CUANDO EL GATO NO ESTÁ...
La referencia inmediata e inevitable para cualquier director que quiera hacer una película de género es la de Alfred Hitchcock, el llamado “Maestro del suspenso”. Es loable que Carlos Sorín, en su séptima película, haya abordado un guión de estas características. Los filmes argentinos le son algo esquivos al cine de género, incluyendo al propio Sorín, por lo que es para festejar que la cartelera local se vea engalanada por “El gato desaparece”. Si bien la historia es algo escueta, es meritorio que el suspenso crezca y se sostenga a lo largo de la cinta.
Luis es un profesor universitario que es dado de alta de un instituto neuropsiquiátrico, al que fue a parar por una reacción violenta que tuvo contra un colega. Vuelve a su casa, con la medicación indispensablemente prescripta, para recobrar su matrimonio con Beatriz, y su contacto con su hija, con sus alumnos, y con Donatello, su gato negro, el único que no lo recibe bien.
La relación con su esposa es fría y distante, pero no por lo que pueda estar pasándole a él, sino que, a raíz de la desaparición del gato, ella comenzará a transitar un período invadido por desconfianzas y pesadillas, que acrecientan su desvelo día a día y, especialmente, noche a noche.
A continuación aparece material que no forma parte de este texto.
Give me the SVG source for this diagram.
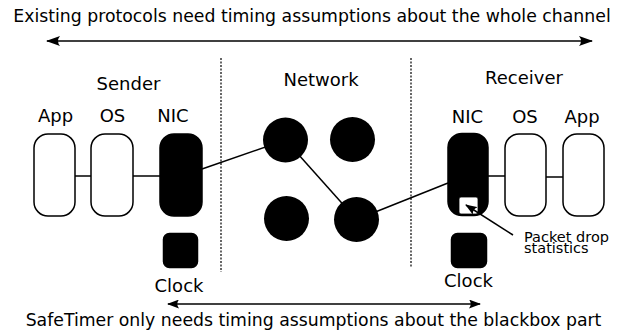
<svg xmlns="http://www.w3.org/2000/svg" width="623" height="334" viewBox="0 0 623 334">
<style>
text{font-family:"DejaVu Sans",sans-serif;fill:#000}
.lbl{font-size:18px;text-anchor:middle}
.cap{font-size:17.3px;text-anchor:middle}
.small{font-size:14.5px}
.wbox{fill:#fff;stroke:#000;stroke-width:1.5}
.bbox{fill:#000;stroke:#000;stroke-width:1.5}
.conn{stroke:#000;stroke-width:1.5;fill:none}
.div{stroke:#000;stroke-width:1.2;stroke-dasharray:2 1.5;fill:none}
.node{fill:#000}
</style>
<defs>
<marker id="ah" markerUnits="userSpaceOnUse" viewBox="0 0 14 10" refX="13" refY="5" markerWidth="14" markerHeight="10" orient="auto-start-reverse">
<path d="M0,0 L14,5 L0,10 Q4,5 0,0 Z" fill="#000"/>
</marker>
<marker id="ahs" markerUnits="userSpaceOnUse" viewBox="0 0 12 9" refX="11" refY="4.5" markerWidth="12" markerHeight="9" orient="auto-start-reverse">
<path d="M0,0 L12,4.5 L0,9 Q3.5,4.5 0,0 Z" fill="#000"/>
</marker>
</defs>

<g id="top-caption">
<text class="cap" x="312" y="22">Existing protocols need timing assumptions about the whole channel</text>
</g>
<g id="bottom-caption">
<text class="cap" x="313.5" y="326">SafeTimer only needs timing assumptions about the blackbox part</text>
</g>

<g id="connectors">
<line class="conn" x1="47" y1="41" x2="592" y2="41" stroke-width="2" marker-start="url(#ah)" marker-end="url(#ah)"/>
<line class="conn" x1="168" y1="304" x2="480" y2="304" marker-start="url(#ahs)" marker-end="url(#ahs)"/>
<line class="div" x1="221" y1="58" x2="221" y2="272"/>
<line class="div" x1="411" y1="58" x2="411" y2="268"/>
<line class="conn" x1="75" y1="176" x2="91" y2="176"/>
<line class="conn" x1="133" y1="176" x2="160" y2="176"/>
<line class="conn" x1="202" y1="169" x2="285.5" y2="140"/>
<line class="conn" x1="285.5" y1="140" x2="356.5" y2="219.5"/>
<line class="conn" x1="356.5" y1="219.5" x2="448" y2="183"/>
<line class="conn" x1="488" y1="176" x2="505" y2="176"/>
<line class="conn" x1="546" y1="177" x2="563" y2="177"/>
</g>

<g id="sender">
<text class="lbl" x="128.5" y="90">Sender</text>
</g>
<g id="sender-app">
<text class="lbl" x="55.5" y="122">App</text>
<rect class="wbox" x="34" y="134" width="41" height="82" rx="14"/>
</g>
<g id="sender-os">
<text class="lbl" x="112.5" y="122">OS</text>
<rect class="wbox" x="91" y="134" width="42" height="82" rx="14"/>
</g>
<g id="sender-nic">
<text class="lbl" x="173" y="122">NIC</text>
<rect class="bbox" x="160" y="134" width="42" height="82" rx="14"/>
</g>
<g id="sender-clock">
<rect class="bbox" x="163.5" y="233.5" width="34" height="34" rx="6"/>
<text class="lbl" x="179" y="292">Clock</text>
</g>

<g id="network">
<text class="lbl" x="321" y="86">Network</text>
</g>
<g id="n1"><circle class="node" cx="285.5" cy="140" r="22.5"/></g>
<g id="n2"><circle class="node" cx="352.5" cy="139.5" r="22.5"/></g>
<g id="n3"><circle class="node" cx="286.5" cy="218.5" r="22.5"/></g>
<g id="n4"><circle class="node" cx="356.5" cy="219.5" r="22.5"/></g>

<g id="receiver">
<text class="lbl" x="524" y="84">Receiver</text>
</g>
<g id="receiver-nic">
<text class="lbl" x="467.5" y="123">NIC</text>
<rect class="bbox" x="448" y="133.5" width="40" height="82" rx="14"/>
<rect x="459" y="197" width="19" height="17" rx="2" fill="#fff" stroke="#000" stroke-width="0.8"/>
</g>
<g id="receiver-os">
<text class="lbl" x="525" y="123">OS</text>
<rect class="wbox" x="505" y="134" width="41" height="82" rx="14"/>
</g>
<g id="receiver-app">
<text class="lbl" x="582" y="123">App</text>
<rect class="wbox" x="563" y="134" width="41" height="82" rx="14"/>
</g>
<g id="receiver-clock">
<rect class="bbox" x="451.5" y="233.5" width="35" height="34" rx="6"/>
<text class="lbl" x="468.5" y="287">Clock</text>
</g>

<g id="packet-drop">
<line class="conn" x1="513" y1="235" x2="466" y2="205" marker-end="url(#ahs)"/>
<text class="small" x="524" y="242">Packet drop</text>
<text class="small" x="524" y="253">statistics</text>
</g>
</svg>
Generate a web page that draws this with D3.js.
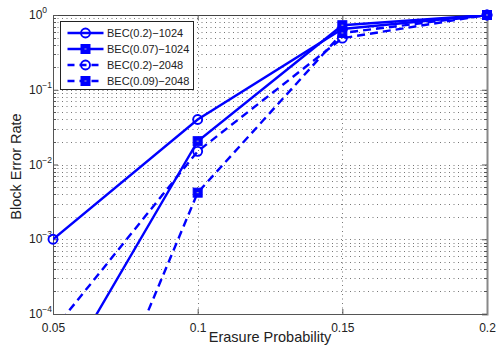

El gato es el que acentúa lo que ella cree que ocurre, y en ello va la historia hasta concluir en lo insospechado.
En este breve resumen está la clave para descifrar el destino de los personajes, y Sorín, astutamente, se encarga de poner pistas y trampas, hasta arribar a un final impensado; un final que un cartel al inicio del filme se encarga de advertirle al espectador de tener cautela de no develarlo (recurso comercial que le dicen).
Toda la puesta en escena está al servicio de este misterioso filme: la fotografía en scope (sistema de filmación caracterizado por el uso de imágenes amplias en el rodaje) de Julián Apezteguía, la música de Nicolás Sorín (hijo del director), la dirección de arte de Margarita Jusid y el sonido de José Luis Díaz; todos ellos aportan su talento para brindar una obra infrecuente en nuestro cine.
Sus dos figuras medulares y casi excluyentes son un excelentemente medido y misterioso Luis Luque y una nerviosa y enorme Beatriz Spelzini, ésta última constituida como protagonista dominante del conflicto del guión, dueña de un rostro (con todas las arrugas no operadas de una mujer de 50) y una poderosa expresividad, lamentablemente desaprovechadas por la pantalla local. Sorín se encarga de sacarle todo el jugo para brindar un producto más que aceptable, esperando que no sea un único ejemplo en su filmografía, sino el comienzo del abordaje de otros nuevos caminos.